新型コロナウイルス感染拡大を防ぐため、外出を控えて自宅で過ごす時間が増えている。そんなさなか、「不安感が募って集中力が出ない」「なんだか息苦しい」「睡眠時間はじゅうぶんなのに疲れが取れない」など、体調不良を訴える人が急増している。
「ストレスの蓄積が呼吸を狂わせていることが原因のひとつです。以前、不安と呼吸に関する調査を行ったところ、『不安度が高い人ほど、呼吸数が増加していく』という結果が出ました。まさに今は、コロナウイルス感染への恐れや、外出自粛が続いた後の生活など、不安が募っている人も多い時期。そんなときこそ、正しい呼吸を心がけることが、心身への負担を和らげることにつながります」
そうアドバイスするのは、東京有明医療大学の本間生夫学長だ。健康な体であれば、あえて呼吸を意識することはあまりない。しかし、加齢とともに呼吸をする機能は弱まり、息苦しさを感じやすくなるのだという。

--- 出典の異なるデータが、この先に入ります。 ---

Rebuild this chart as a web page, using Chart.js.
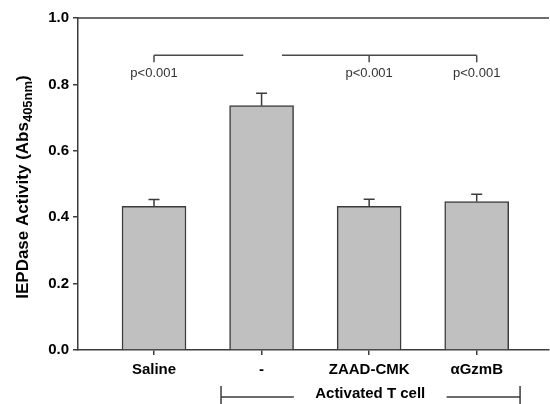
<!DOCTYPE html>
<html>
<head>
<meta charset="utf-8">
<script src="https://cdn.jsdelivr.net/npm/chart.js@4/dist/chart.umd.min.js"></script>
<style>
  html, body { margin: 0; padding: 0; background: #fff; }
</style>
</head>
<body>
<canvas id="iepdaseChart" width="550" height="404"></canvas>
<script>
var groups = ["Saline", "-", "ZAAD-CMK", "\u03b1GzmB"];
var meanActivity = [0.433, 0.736, 0.433, 0.447];
var semActivity = [0.020, 0.037, 0.021, 0.022];
var yTicks = [0.0, 0.2, 0.4, 0.6, 0.8, 1.0];
var pValueText = "p<0.001";

var lineColor = '#3c3c3c';
var fontFamily = '"Liberation Sans", Arial, sans-serif';

// x positions are in category units (Saline = 1 ... aGzmB = 4)
var sigBrackets = [
    { from: 1, to: 1.83, drops: [1], labels: [1] },
    { from: 2.19, to: 4, drops: [3, 4], labels: [3, 4] }
];
var treatedBracket = { from: 1.623, to: 4.403, gapFrom: 2.30, gapTo: 3.72, text: "Activated T cell" };

var overlay = {
    id: 'overlay',
    afterDatasetsDraw: function (chart) {
        var ctx = chart.ctx;
        var xs = chart.scales.x, ys = chart.scales.y;
        var area = chart.chartArea;
        ctx.save();
        ctx.strokeStyle = lineColor;
        ctx.lineWidth = 1.5;

        // top frame line
        ctx.beginPath();
        ctx.moveTo(area.left, area.top);
        ctx.lineTo(area.right, area.top);
        ctx.stroke();

        // error bars (upper half only)
        meanActivity.forEach(function (m, i) {
            var x = xs.getPixelForValue(i + 1);
            var yb = ys.getPixelForValue(m);
            var yt = ys.getPixelForValue(m + semActivity[i]);
            ctx.beginPath();
            ctx.moveTo(x, yb);
            ctx.lineTo(x, yt);
            ctx.moveTo(x - 5.5, yt);
            ctx.lineTo(x + 5.5, yt);
            ctx.stroke();
        });

        // significance brackets
        var by = ys.getPixelForValue(0.888);
        ctx.strokeStyle = '#4a4a4a';
        ctx.fillStyle = '#333';
        ctx.font = '13px ' + fontFamily;
        ctx.textAlign = 'center';
        ctx.textBaseline = 'middle';
        sigBrackets.forEach(function (b) {
            ctx.beginPath();
            ctx.moveTo(xs.getPixelForValue(b.from), by);
            ctx.lineTo(xs.getPixelForValue(b.to), by);
            b.drops.forEach(function (d) {
                var dx = xs.getPixelForValue(d);
                ctx.moveTo(dx, by);
                ctx.lineTo(dx, by + 7);
            });
            ctx.stroke();
            b.labels.forEach(function (l) {
                ctx.fillText(pValueText, xs.getPixelForValue(l), by + 18);
            });
        });

        // group bracket under the treated conditions
        var gy = 397;
        var gx0 = xs.getPixelForValue(treatedBracket.from);
        var gx1 = xs.getPixelForValue(treatedBracket.to);
        var g0 = xs.getPixelForValue(treatedBracket.gapFrom);
        var g1 = xs.getPixelForValue(treatedBracket.gapTo);
        ctx.strokeStyle = lineColor;
        ctx.beginPath();
        ctx.moveTo(gx0, gy - 11); ctx.lineTo(gx0, 404);
        ctx.moveTo(gx1, gy - 11); ctx.lineTo(gx1, 404);
        ctx.moveTo(gx0, gy); ctx.lineTo(g0, gy);
        ctx.moveTo(g1, gy); ctx.lineTo(gx1, gy);
        ctx.stroke();
        ctx.fillStyle = '#000';
        ctx.font = 'bold 15px ' + fontFamily;
        ctx.fillText(treatedBracket.text, (g0 + g1) / 2, gy - 3);

        // y axis title with subscript
        var main = "IEPDase Activity (Abs", sub = "405nm", tail = ")";
        ctx.font = 'bold 17px ' + fontFamily;
        var wMain = ctx.measureText(main).width, wTail = ctx.measureText(tail).width;
        ctx.font = 'bold 13px ' + fontFamily;
        var wSub = ctx.measureText(sub).width;
        var total = wMain + wSub + wTail;
        ctx.translate(23, (area.top + area.bottom) / 2 + 3);
        ctx.rotate(-Math.PI / 2);
        ctx.textAlign = 'left';
        ctx.textBaseline = 'middle';
        var sx = -total / 2;
        ctx.font = 'bold 17px ' + fontFamily;
        ctx.fillText(main, sx, 0);
        ctx.font = 'bold 13px ' + fontFamily;
        ctx.fillText(sub, sx + wMain, 5);
        ctx.font = 'bold 17px ' + fontFamily;
        ctx.fillText(tail, sx + wMain + wSub, 0);
        ctx.restore();
    }
};

var barPoints = groups.map(function (g, i) {
    return { x: i + 1, y: meanActivity[i] };
});

var ctx = document.getElementById('iepdaseChart').getContext('2d');
var chart = new Chart(ctx, {
    type: 'bar',
    data: {
        datasets: [{
            data: barPoints,
            backgroundColor: '#c0c0c0',
            borderColor: lineColor,
            borderWidth: 1.5,
            barThickness: 64
        }]
    },
    options: {
        responsive: false,
        animation: false,
        devicePixelRatio: 1,
        layout: { padding: { top: 18, right: 1, left: 0, bottom: 0 } },
        plugins: { legend: { display: false }, tooltip: { enabled: false } },
        scales: {
            x: {
                type: 'linear',
                offset: false,
                min: 0.2934,
                max: 4.672,
                afterBuildTicks: function (s) {
                    s.ticks = groups.map(function (g, i) { return { value: i + 1 }; });
                },
                afterFit: function (s) { s.height = 54; },
                grid: { offset: false, drawOnChartArea: false, tickLength: 5, color: lineColor, lineWidth: 1.5 },
                border: { color: lineColor, width: 1.5 },
                ticks: {
                    autoSkip: false,
                    maxRotation: 0,
                    padding: 6,
                    color: '#000',
                    font: { family: fontFamily, size: 15, weight: 'bold' },
                    callback: function (v) { return groups[v - 1]; }
                }
            },
            y: {
                min: 0,
                max: 1,
                afterBuildTicks: function (s) {
                    s.ticks = yTicks.map(function (v) { return { value: v }; });
                },
                afterFit: function (s) { s.width = 78; },
                grid: { drawOnChartArea: false, tickLength: 5, color: lineColor, lineWidth: 1.5 },
                border: { color: lineColor, width: 1.5 },
                ticks: {
                    padding: 4,
                    color: '#000',
                    font: { family: fontFamily, size: 15, weight: 'bold' },
                    callback: function (v) { return v.toFixed(1); }
                }
            }
        }
    },
    plugins: [overlay]
});
</script>
</body>
</html>
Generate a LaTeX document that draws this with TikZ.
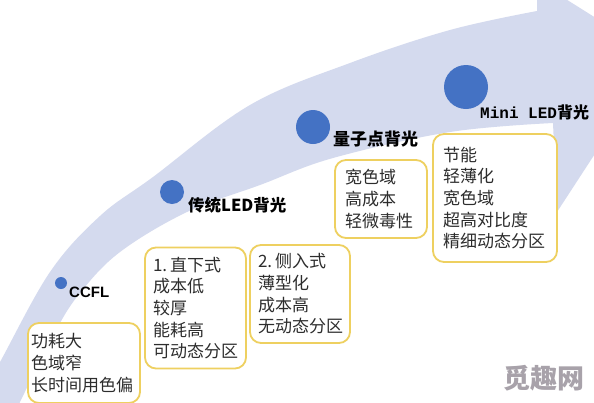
\documentclass[tikz,border=0pt]{standalone}
\usepackage{fontspec}
\newfontfamily\cjk{Noto Sans CJK SC}
\newfontfamily\lsans{Liberation Sans}
\newfontfamily\lmono{Liberation Mono}
\definecolor{bandc}{RGB}{212,218,238}
\definecolor{dotc}{RGB}{68,114,196}
\definecolor{boxc}{RGB}{238,208,96}
\definecolor{txtc}{RGB}{45,45,45}
\definecolor{wmc}{RGB}{168,162,170}
\tikzset{
  stagedot/.style={circle, fill=dotc, inner sep=0pt},
  stagelab/.style={anchor=west, inner sep=0pt, text=black, font=\cjk\bfseries\fontsize{16.5}{18}\selectfont},
  infobox/.style={draw=boxc, line width=1.8pt, rounded corners=11pt, fill=white, align=left,
    inner ysep=0pt, text=txtc, font=\cjk\fontsize{17}{21.7}\selectfont},
}
\begin{document}
\begin{tikzpicture}[x=1pt,y=-1pt]
\useasboundingbox (0,0) rectangle (594,402);
\fill[white] (0,0) rectangle (594,402);
% curved arrow band
\fill[bandc] plot[smooth,tension=0.6] coordinates {(-14,385) (0,362) (50,272) (100,216) (153,177) (250,105) (350,63) (450,30) (537,11)}
  -- (537,-19) -- (658,57) -- (557,212) -- (553,123)
  -- plot[smooth,tension=0.6] coordinates {(553,123) (450,132) (333,158) (260,185) (187,212) (120,252) (80,293) (55,332) (20,402) (12,420)}
  -- cycle;
% stage dots
\node[stagedot, minimum size=12pt] (d1) at (61,283) {};
\node[stagedot, minimum size=24pt] (d2) at (172,192) {};
\node[stagedot, minimum size=34pt] (d3) at (313,127) {};
\node[stagedot, minimum size=44pt] (d4) at (466,87) {};
% stage labels
\node[anchor=west, inner sep=0pt, text=black, font={\fontsize{15}{16}\selectfont\lsans\bfseries}] (l1) at (69,292) {CCFL};
\node[stagelab] (l2) at (188,205) {传统LED背光};
\node[stagelab, font=\cjk\bfseries\fontsize{17}{18}\selectfont] (l3) at (333,139) {量子点背光};
\node[stagelab, font=\cjk\bfseries\fontsize{16}{18}\selectfont] (l4) at (480,112) {{\lmono\bfseries Mini LED}背光};
% info boxes
\node[infobox, minimum height=80pt, text width=106pt, inner xsep=3pt] (b1) at (84,363) {功耗大\\色域窄\\长时间用色偏};
\node[infobox, minimum height=121pt, text width=85pt, inner xsep=8pt] (b2) at (195.5,308) {1.\hspace{3pt}直下式\\成本低\\较厚\\能耗高\\可动态分区};
\node[infobox, minimum height=98pt, text width=84pt, inner xsep=8pt] (b3) at (300,294) {2.\hspace{3pt}侧入式\\薄型化\\成本高\\无动态分区};
\node[infobox, minimum height=78pt, text width=72pt, inner xsep=10pt] (b4) at (381,199) {宽色域\\高成本\\轻微毒性};
\node[infobox, minimum height=128pt, text width=104pt, inner xsep=10pt] (b5) at (495,198) {节能\\轻薄化\\宽色域\\超高对比度\\精细动态分区};
% watermark
\node[anchor=west, inner sep=0pt, text=wmc, font=\cjk\bfseries\fontsize{27}{28}\selectfont] (wm) at (503,378) {觅趣网};
\end{tikzpicture}
\end{document}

次のチェックリストで、日常生活で息苦しさを感じるシーンを振り返ってみよう。
□ 歩いているとき
□ 物を運んでいるとき
□ 家事をしているとき
□ しゃがんで掃除をしているとき
□ 長時間、机に向かっているとき
□ 入浴しているとき
□ 大きな声でしゃべっているとき
□ 怒ったり、泣いたりしたとき
「該当する項目が多いほど、呼吸機能が低下しているサインです。もしかしたら、朝起きて寝るまで一日中スマホばかり見ていませんか? 前かがみや猫背などの悪い姿勢は、ろっ骨とろっ骨の間を狭めて、浅くて速い呼吸を招きます。呼吸の質が悪いと脳に十分な酸素が行き届かないばかりか負の感情も高まり、集中力の低下や気分の落ち込み、不安感など慢性的な不調を感じるようになるのです」(本間学長)
普通に呼吸をしているとき、肺に残っている空気を「機能的残気量」といい、吸い込んだ空気はしっかり吐き切らないと体内の酸素と二酸化炭素のバランスが崩れてしまう。肺に空気が残りすぎる「過膨張」になると、心身に悪影響をおよぼすという。